Goal of the exercise: Look for the line containing "Give me the" and the line containing "ax.set_xticklabels([str(t) for t in x_ticks])" in the entries below. Copy those two and all lines between them exactly, leaving out pictures.

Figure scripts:
----

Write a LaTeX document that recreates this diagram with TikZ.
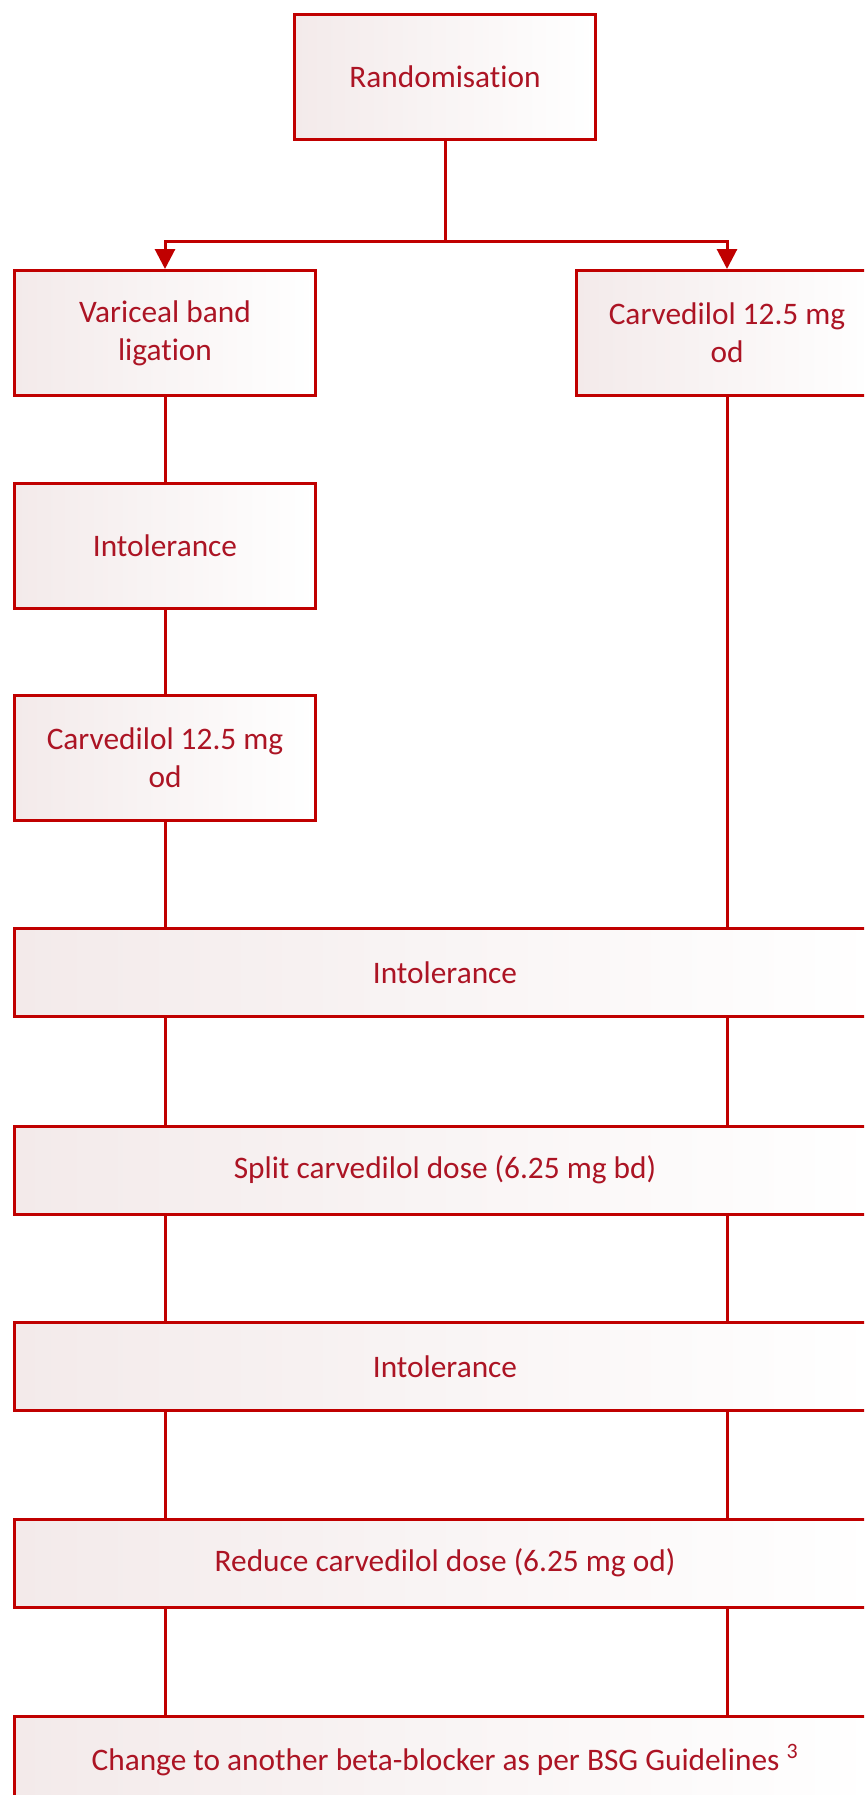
\documentclass[tikz,border=0pt]{standalone}
\usepackage{fontspec}
\setmainfont{Carlito}[Ligatures=NoCommon]
\usepackage{tikz}
\usetikzlibrary{arrows.meta, positioning, calc}
\definecolor{trialred}{HTML}{C00000}
\definecolor{trialtext}{HTML}{AC1424}
\definecolor{trialtint}{HTML}{F3EAEA}

\begin{document}
\begin{tikzpicture}[
  x=0.75pt, y=-0.75pt,
  every node/.style={font=\fontsize{23.5}{28.5}\selectfont, text=trialtext, align=center},
  stepbox/.style={draw=trialred, line width=2.25pt, left color=trialtint, right color=white, minimum width=225.75pt, minimum height=93.75pt, inner sep=0pt},
  widebox/.style={stepbox, minimum width=645.75pt, minimum height=66pt},
  link/.style={draw=trialred, line width=2.25pt},
  branch/.style={link, -{Triangle[length=15pt, width=15pt]}}
]
\useasboundingbox (0,0) rectangle (864,1795);
\clip (0,0) rectangle (864,1795);

\node[stepbox] (rand) at (445,76.5) {Randomisation};
\node[stepbox] (vbl) at (165,333) {Variceal band\\ligation};
\node[stepbox] (carvR) at (727,333) {Carvedilol 12.5 mg\\od};
\node[stepbox] (intolL) at (165,545.5) {Intolerance};
\node[stepbox] (carvL) at (165,757.5) {Carvedilol 12.5 mg\\od};
\node[widebox] (intolA) at (445,972.5) {Intolerance};
\node[widebox] (split) at (445,1170) {Split carvedilol dose (6.25 mg bd)};
\node[widebox] (intolB) at (445,1366.5) {Intolerance};
\node[widebox] (reduce) at (445,1563) {Reduce carvedilol dose (6.25 mg od)};
\node[widebox] (change) at (445,1760.5) {Change to another beta-blocker as per BSG Guidelines \textsuperscript{3}};

\coordinate (fork) at (445,241);
\draw[link] (rand.south) -- (fork);
\draw[branch] (fork) -| (vbl.north);
\draw[branch] (fork) -| (carvR.north);

\draw[link] (vbl) -- (intolL);
\draw[link] (intolL) -- (carvL);
\draw[link] (carvL.south) -- (carvL.south |- intolA.north);
\draw[link] (carvR.south) -- (carvR.south |- intolA.north);

\foreach \a/\b in {intolA/split, split/intolB, intolB/reduce, reduce/change}{
  \draw[link] (vbl.south |- \a.south) -- (vbl.south |- \b.north);
  \draw[link] (carvR.south |- \a.south) -- (carvR.south |- \b.north);
}
\end{tikzpicture}
\end{document}
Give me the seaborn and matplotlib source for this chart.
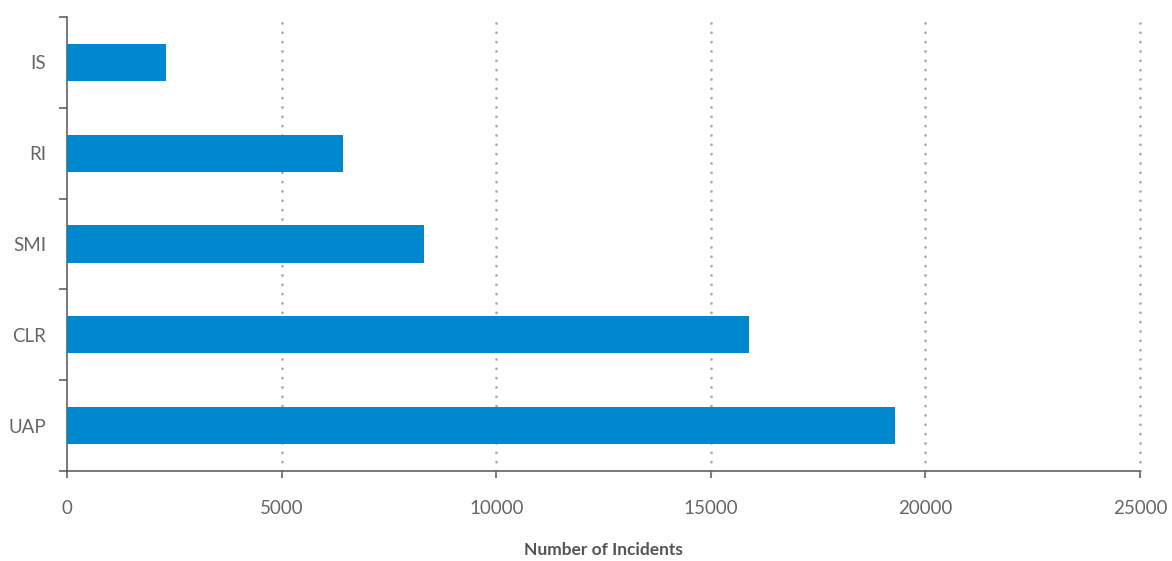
import numpy as np
import pandas as pd
import matplotlib.pyplot as plt
import seaborn as sns

# data
categories = ["IS", "RI", "SMI", "CLR", "UAP"]
incidents = [2300, 6440, 8320, 15890, 19290]
x_ticks = [0, 5000, 10000, 15000, 20000, 25000]

df = pd.DataFrame({"category": categories, "incidents": incidents})

sns.set_theme(style="white")
plt.rcParams["font.family"] = ["Lato", "DejaVu Sans"]

fig = plt.figure(figsize=(11.72, 5.61), dpi=100)
ax = fig.add_axes([67 / 1172, 1 - 471 / 561, (1140 - 67) / 1172, (471 - 17) / 561])

sns.barplot(data=df, x="incidents", y="category", order=categories,
            color="#0088CE", saturation=1, width=0.41, linewidth=0,
            ax=ax, zorder=3)

ax.set_xlim(0, 25000)
ax.set_ylim(len(categories) - 0.5, -0.5)
ax.set_xticks(x_ticks)
ax.set_xticklabels([str(t) for t in x_ticks])

# dotted vertical grid
ax.grid(False)
for t in x_ticks[1:]:
    ax.axvline(t, color="#a8a8a8", lw=2.0, linestyle=(0, (0.01, 3.35)),
               dash_capstyle="round", zorder=1, clip_on=False)

# spines
for s in ["top", "right"]:
    ax.spines[s].set_visible(False)
for s in ["left", "bottom"]:
    ax.spines[s].set_color("#555555")
    ax.spines[s].set_linewidth(1.1)

# y ticks: labels at centers, tick marks at boundaries
ax.set_yticks(np.arange(-0.5, len(categories), 1.0), minor=True)
ax.tick_params(axis="y", which="major", length=0, pad=15,
               labelsize=13.5, labelcolor="#666666")
ax.tick_params(axis="y", which="minor", length=6, width=1.1,
               color="#555555", direction="out", left=True)
ax.tick_params(axis="x", which="major", length=5, width=1.1,
               color="#555555", direction="out", bottom=True, pad=16,
               labelsize=13.5, labelcolor="#666666")

ax.set_ylabel("")
ax.set_xlabel("Number of Incidents", fontsize=12.5, fontweight="bold",
              color="#555555", labelpad=18)

fig.savefig("out.png", dpi=100)
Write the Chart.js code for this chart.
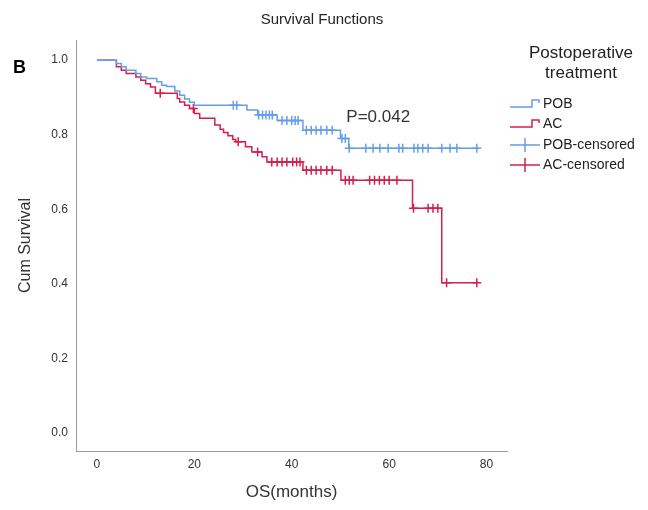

----

Task solution:
Give me the seaborn and matplotlib source for this chart.
import numpy as np
import pandas as pd
import matplotlib.pyplot as plt
import seaborn as sns

# data
categories = ["IS", "RI", "SMI", "CLR", "UAP"]
incidents = [2300, 6440, 8320, 15890, 19290]
x_ticks = [0, 5000, 10000, 15000, 20000, 25000]

df = pd.DataFrame({"category": categories, "incidents": incidents})

sns.set_theme(style="white")
plt.rcParams["font.family"] = ["Lato", "DejaVu Sans"]

fig = plt.figure(figsize=(11.72, 5.61), dpi=100)
ax = fig.add_axes([67 / 1172, 1 - 471 / 561, (1140 - 67) / 1172, (471 - 17) / 561])

sns.barplot(data=df, x="incidents", y="category", order=categories,
            color="#0088CE", saturation=1, width=0.41, linewidth=0,
            ax=ax, zorder=3)

ax.set_xlim(0, 25000)
ax.set_ylim(len(categories) - 0.5, -0.5)
ax.set_xticks(x_ticks)
ax.set_xticklabels([str(t) for t in x_ticks])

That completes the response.